Record list —
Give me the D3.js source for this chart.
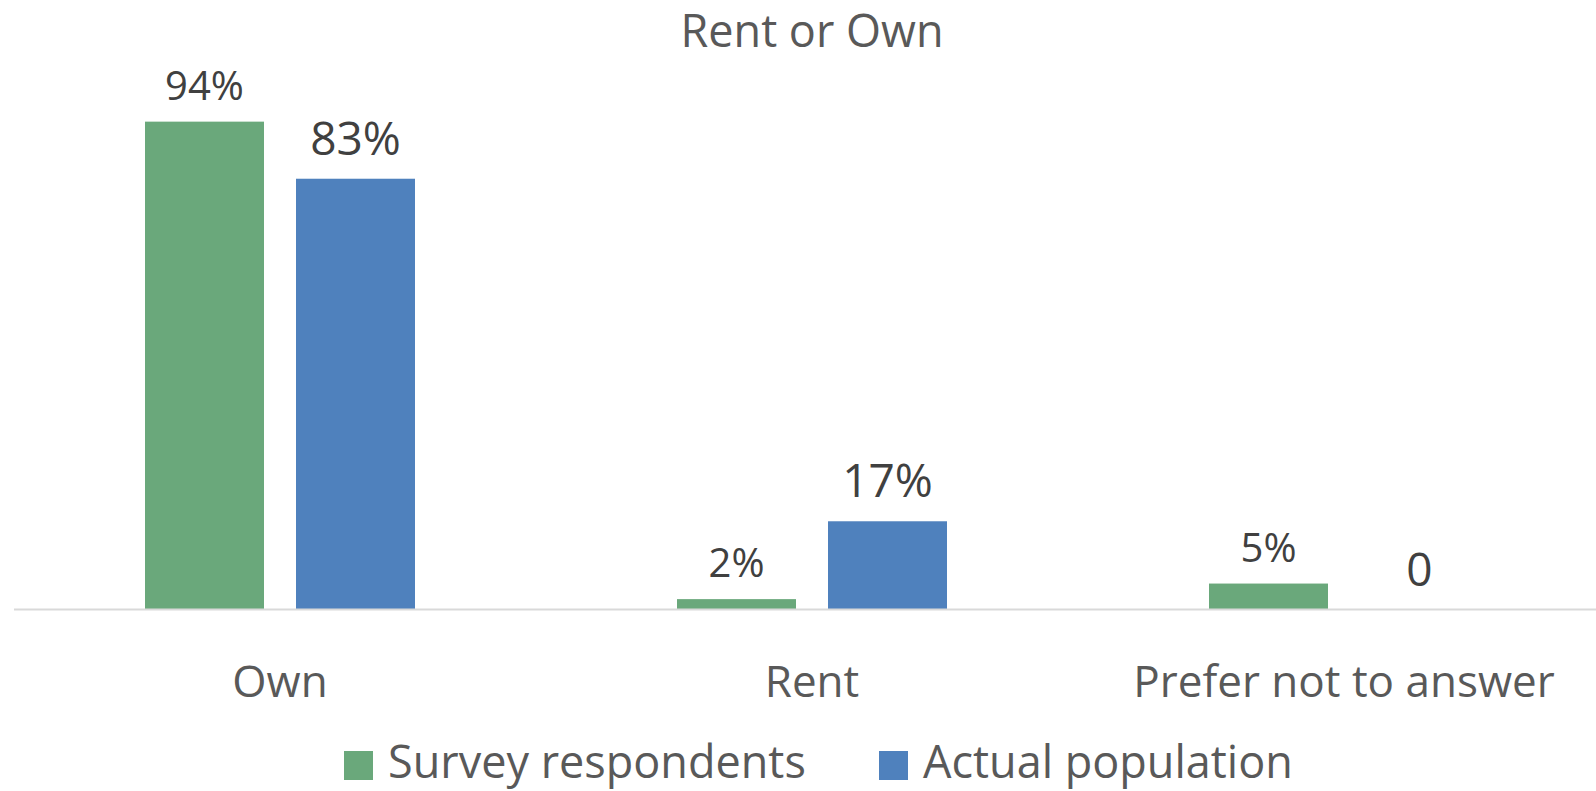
<!DOCTYPE html>
<html>
<head>
<meta charset="utf-8">
<script src="https://cdn.jsdelivr.net/npm/d3@7"></script>
<style>
  body { margin: 0; background: #fff; }
  text { font-family: "Segoe UI", "Open Sans", sans-serif; }
</style>
</head>
<body>
<script>
'use strict';

// chart data
const categories = ["Own", "Rent", "Prefer not to answer"];
const seriesNames = ["Survey respondents", "Actual population"];
const surveyValues = [94, 2, 5];
const actualValues = [83, 17, 0];
const colors = ["#6aa87b", "#4f81bd"];

(function() {
  let width = 1596;
  let height = 791;
  let baseline = 609.5;

  let svg = d3.select('body')
    .append('svg')
    .attr('width', width)
    .attr('height', height);

  let series = [surveyValues, actualValues];
  // label sizes differ per series in the original
  let labelSize = [40, 46];
  let labelGap = [22, 24];

  // category bands, each 532px wide
  let x0 = d3.scaleBand()
    .domain(categories)
    .range([14, 1610]);

  // the pair of bars inside a category
  let x1 = d3.scaleBand()
    .domain(seriesNames)
    .range([0, 270])
    .paddingInner(0.212);

  let y = d3.scaleLinear()
    .domain([0, 100])
    .range([baseline, baseline - 519]);

  // title
  svg.append("text")
    .attr("x", 812)
    .attr("y", 47)
    .attr("text-anchor", "middle")
    .style("font-size", "45px")
    .style("fill", "#595959")
    .text("Rent or Own");

  // bars and labels
  series.forEach(function(vals, si) {
    let g = svg.append("g");
    let offset = (d, i) => x0(categories[i]) + x0.bandwidth() / 2 - 135 + x1(seriesNames[si]);

    g.selectAll("rect")
      .data(vals)
      .enter()
      .append("rect")
        .attr("x", offset)
        .attr("y", (d) => y(d))
        .attr("width", x1.bandwidth())
        .attr("height", (d) => baseline - y(d))
        .attr("fill", colors[si]);

    g.selectAll("text")
      .data(vals)
      .enter()
      .append("text")
        .attr("x", (d, i) => offset(d, i) + x1.bandwidth() / 2)
        .attr("y", (d) => y(d) - labelGap[si])
        .attr("text-anchor", "middle")
        .style("font-size", labelSize[si] + "px")
        .style("fill", "#404040")
        .text((d) => d === 0 ? "0" : d + "%");
  });

  // x axis line
  svg.append("line")
    .attr("x1", 14)
    .attr("x2", width)
    .attr("y1", baseline)
    .attr("y2", baseline)
    .attr("stroke", "#d9d9d9")
    .attr("stroke-width", 2);

  // category labels
  svg.selectAll(".cat")
    .data(categories)
    .enter()
    .append("text")
      .attr("class", "cat")
      .attr("x", (d) => x0(d) + x0.bandwidth() / 2)
      .attr("y", 697)
      .attr("text-anchor", "middle")
      .style("font-size", "44px")
      .style("fill", "#595959")
      .text((d) => d);

  // legend
  let legendX = [344, 879];
  let legend = svg.selectAll(".legend")
    .data(seriesNames)
    .enter()
    .append("g")
      .attr("class", "legend")
      .attr("transform", (d, i) => "translate(" + legendX[i] + ",751)");

  legend.append("rect")
    .attr("width", 29)
    .attr("height", 29)
    .attr("fill", (d, i) => colors[i]);

  legend.append("text")
    .attr("x", 44)
    .attr("y", 27)
    .style("font-size", "45px")
    .style("fill", "#595959")
    .text((d) => d);
})();
</script>
</body>
</html>
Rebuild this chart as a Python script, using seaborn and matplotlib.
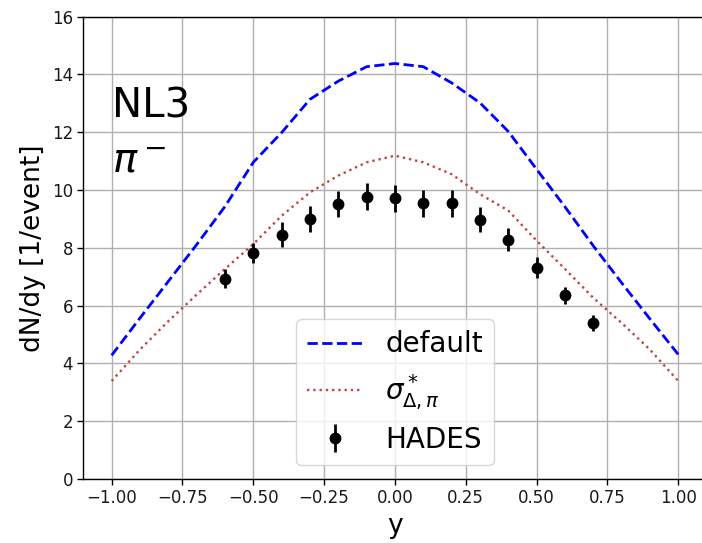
import numpy as np
import pandas as pd
import matplotlib
matplotlib.use("Agg")
import matplotlib.pyplot as plt
import seaborn as sns

# model rapidity grid
y_model = [-1.0, -0.9, -0.8, -0.7, -0.6, -0.5, -0.4, -0.3, -0.2, -0.1, 0.0,
           0.1, 0.2, 0.3, 0.4, 0.5, 0.6, 0.7, 0.8, 0.9, 1.0]
default_vals = [4.28, 5.57, 6.84, 8.11, 9.43, 10.96, 11.99, 13.14, 13.77, 14.27, 14.38,
                14.27, 13.71, 13.02, 12.03, 10.72, 9.42, 8.07, 6.79, 5.54, 4.31]
sigma_vals = [3.39, 4.48, 5.46, 6.38, 7.27, 8.13, 9.11, 9.92, 10.50, 10.96, 11.19,
              10.96, 10.55, 9.86, 9.29, 8.25, 7.27, 6.27, 5.40, 4.48, 3.39]

# HADES data
y_hades = [-0.6, -0.5, -0.4, -0.3, -0.2, -0.1, 0.0, 0.1, 0.2, 0.3, 0.4, 0.5, 0.6, 0.7]
hades_vals = [6.93, 7.81, 8.46, 9.00, 9.52, 9.77, 9.72, 9.54, 9.54, 8.98, 8.28, 7.31, 6.36, 5.40]
hades_err = [0.33, 0.35, 0.44, 0.45, 0.46, 0.47, 0.47, 0.46, 0.46, 0.43, 0.40, 0.37, 0.29, 0.27]

xticks = [-1.0, -0.75, -0.5, -0.25, 0.0, 0.25, 0.5, 0.75, 1.0]
yticks = [0, 2, 4, 6, 8, 10, 12, 14, 16]

sns.set_style("ticks")
plt.rcParams['font.family'] = ['DejaVu Sans']
plt.rcParams.update({"text.color": "black", "axes.labelcolor": "black",
                     "xtick.color": "black", "ytick.color": "black"})

fig = plt.figure(figsize=(7.02, 5.43), dpi=100)
ax = fig.add_axes([83.3 / 702, 64 / 543, 623.3 / 702, 462.3 / 543])

df_model = pd.DataFrame({"y": y_model, "default": default_vals, "sigma": sigma_vals})

sns.lineplot(data=df_model, x="y", y="default", ax=ax, color="blue",
             linestyle="--", linewidth=2, label="default")
sns.lineplot(data=df_model, x="y", y="sigma", ax=ax, color="#c04545",
             linestyle=":", linewidth=1.7, label=r"$\sigma^*_{\Delta,\pi}$")
ax.errorbar(y_hades, hades_vals, yerr=hades_err, fmt="o", color="black",
            markersize=7.5, elinewidth=2, capsize=0, label="HADES")

ax.set_xlim(-1.1, 1.1)
ax.set_ylim(0, 16)
ax.set_xticks(xticks)
ax.set_yticks(yticks)
ax.grid(True, color="#b0b0b0", linewidth=1.0)
ax.set_axisbelow(True)
for s in ax.spines.values():
    s.set_visible(True)
    s.set_color("black")
    s.set_linewidth(1.0)
ax.tick_params(axis="both", labelsize=12, direction="out", length=4, width=1,
               colors="black", labelcolor="#1a1a1a")

ax.set_xlabel("y", fontsize=19)
ax.set_ylabel("dN/dy [1/event]", fontsize=19)

ax.text(-1.0, 12.5, "NL3", fontsize=29, va="baseline", ha="left", color="black")
ax.text(-1.0, 10.6, r"$\pi^-$", fontsize=29, va="baseline", ha="left", color="black")

leg = ax.legend(loc="lower center", fontsize=20, framealpha=0.8)
for t in leg.get_texts():
    t.set_color("black")

fig.savefig("out.png", dpi=100)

Goal — Give back exactly the lines from the one containing "Rebuild this chart" to the one containing "yticks = [0, 2, 4, 6, 8, 10, 12, 14, 16]", both included, and no pictures.

Solution to the problem —
Rebuild this chart as a Python script, using seaborn and matplotlib.
import numpy as np
import pandas as pd
import matplotlib
matplotlib.use("Agg")
import matplotlib.pyplot as plt
import seaborn as sns

# model rapidity grid
y_model = [-1.0, -0.9, -0.8, -0.7, -0.6, -0.5, -0.4, -0.3, -0.2, -0.1, 0.0,
           0.1, 0.2, 0.3, 0.4, 0.5, 0.6, 0.7, 0.8, 0.9, 1.0]
default_vals = [4.28, 5.57, 6.84, 8.11, 9.43, 10.96, 11.99, 13.14, 13.77, 14.27, 14.38,
                14.27, 13.71, 13.02, 12.03, 10.72, 9.42, 8.07, 6.79, 5.54, 4.31]
sigma_vals = [3.39, 4.48, 5.46, 6.38, 7.27, 8.13, 9.11, 9.92, 10.50, 10.96, 11.19,
              10.96, 10.55, 9.86, 9.29, 8.25, 7.27, 6.27, 5.40, 4.48, 3.39]

# HADES data
y_hades = [-0.6, -0.5, -0.4, -0.3, -0.2, -0.1, 0.0, 0.1, 0.2, 0.3, 0.4, 0.5, 0.6, 0.7]
hades_vals = [6.93, 7.81, 8.46, 9.00, 9.52, 9.77, 9.72, 9.54, 9.54, 8.98, 8.28, 7.31, 6.36, 5.40]
hades_err = [0.33, 0.35, 0.44, 0.45, 0.46, 0.47, 0.47, 0.46, 0.46, 0.43, 0.40, 0.37, 0.29, 0.27]

xticks = [-1.0, -0.75, -0.5, -0.25, 0.0, 0.25, 0.5, 0.75, 1.0]
yticks = [0, 2, 4, 6, 8, 10, 12, 14, 16]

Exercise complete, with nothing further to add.